Beyond that, the query is also used by the agent as an indication of the writing quality of the piece. Errors found there are assumed to be rampant in your manuscript. Thus the importance of truly crafting a query.

So, here's a list of things you may want to revise:

Cliches:
- "future looked bright"
- "beautiful young wife"
- "life goes into a tailspin"
- "[faith that] couldn’t be shaken"
- "what more could he want?"
- "everything he ever held dear"
- "hits bottom"

Etc., etc. That's just the first paragraph. I think you get the picture.

A more subtle issue is double telling. When you say "deadly fire" kills, the 'deadly' part says already what you say later. Double telling weakens your prose. Cut out 'deadly' from that line and you both remove an adjective which makes your prose zip a bit faster, and you avoid double-telling.

As for the plot, you need a much bigger "aha" moment than just waking up in a stranger's bed for us to buy him turning his life around again. Something more threatening. Something like... oh, contracting an STD >_>


Anonymous said...To me the thing that makes this plot stand out is the John-Jenni-April thing. Try emphasizing that more...

I agree. Nothing makes me believe in God more that a good three-way.


Michelle Massaro said...Sorry it took me so long to get around to commenting here on my own query. First of all, thank you all so much for your insight- it is very helpful! I am going to take this, completely rework the query, and try to resubmit it here (I'm a glutton for torture).

In the book, God is not a silent concept; John "hears" the Lord speaking to him but rebels against it. I think I need to bring that out more (as one poster mentioned).

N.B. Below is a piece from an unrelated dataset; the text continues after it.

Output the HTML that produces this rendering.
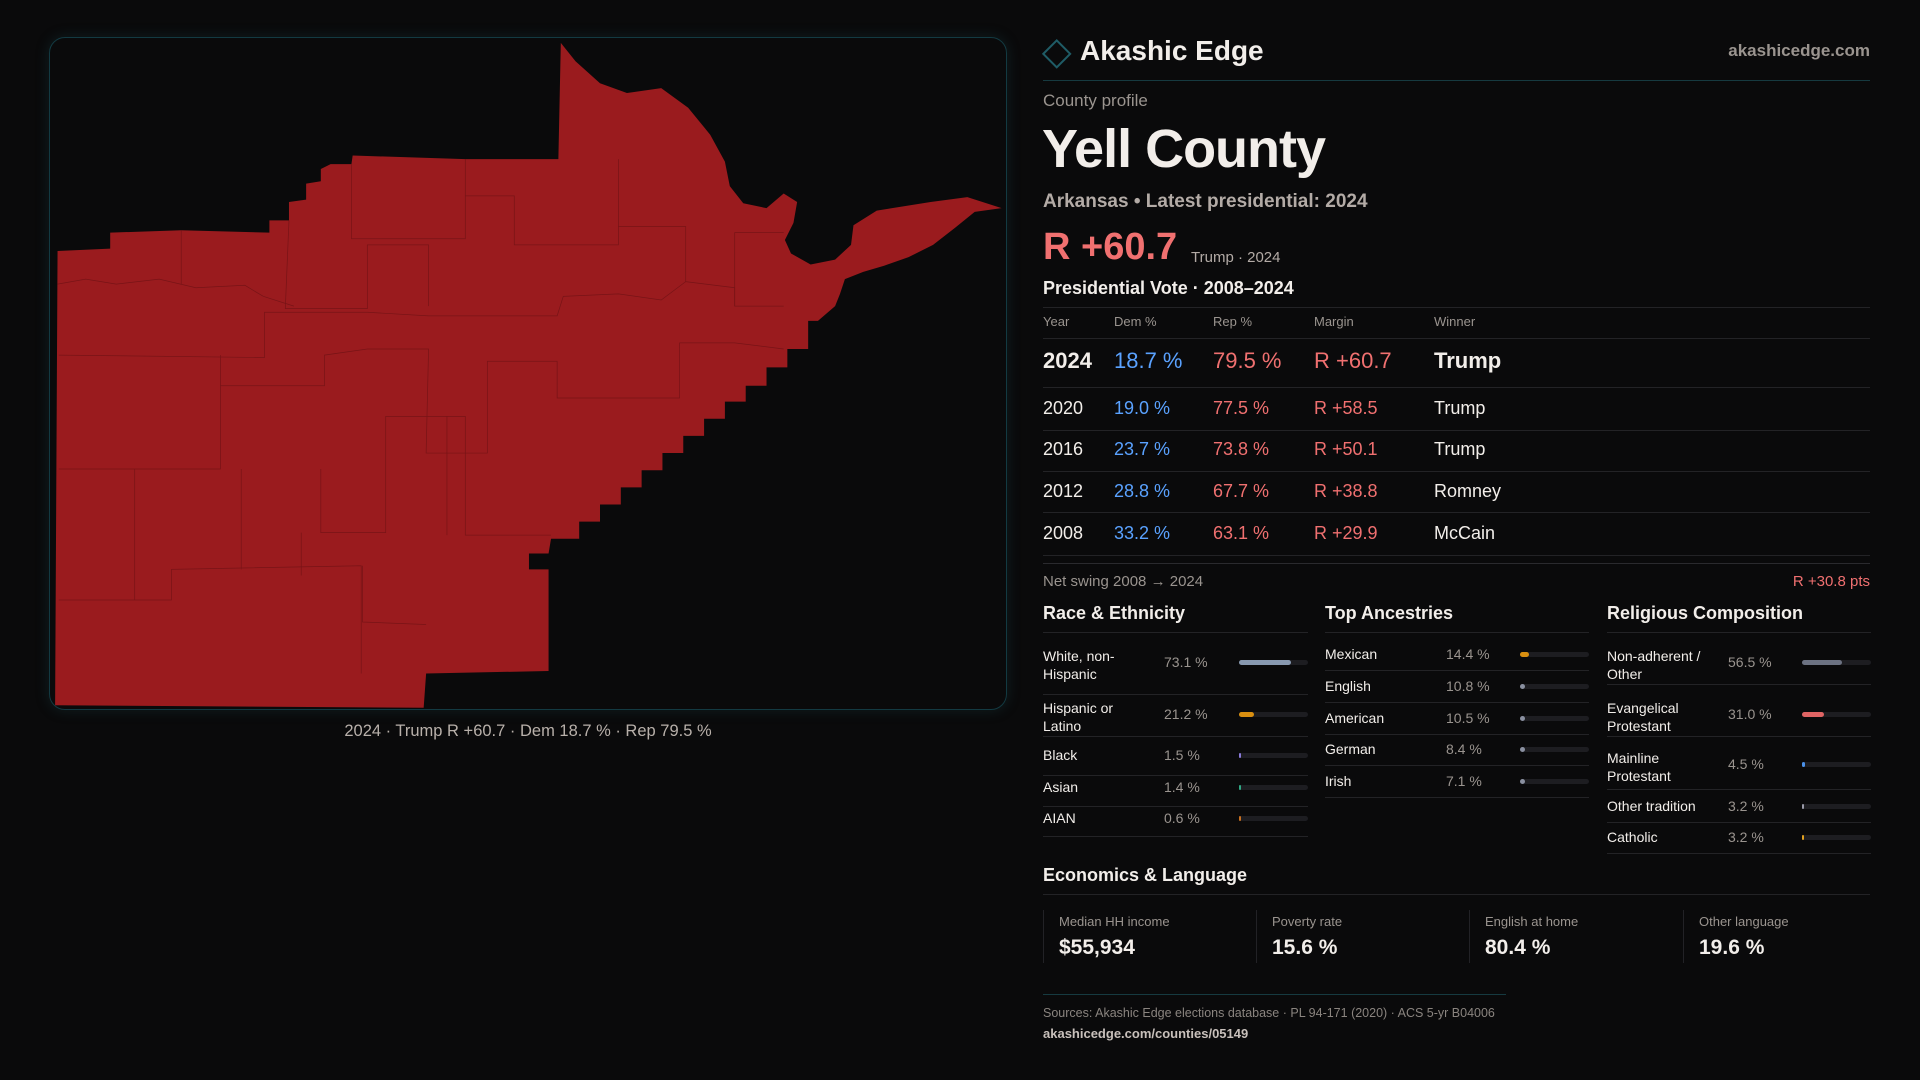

Arhooley expressed annoyance with people who ditch their faith in tough times- well, that's exactly the point. This guy finds out that he's not as strong as he thought when push comes to shove. But by the end, the character grows.

A lot of you had really great points, and again, I appreciate them all. For the record, I laughed out loud at the cartoon too!

1 comment:

Anonymous said...

Hey, EE, Did you post this religious themed classic in honor of Christopher Hitchens?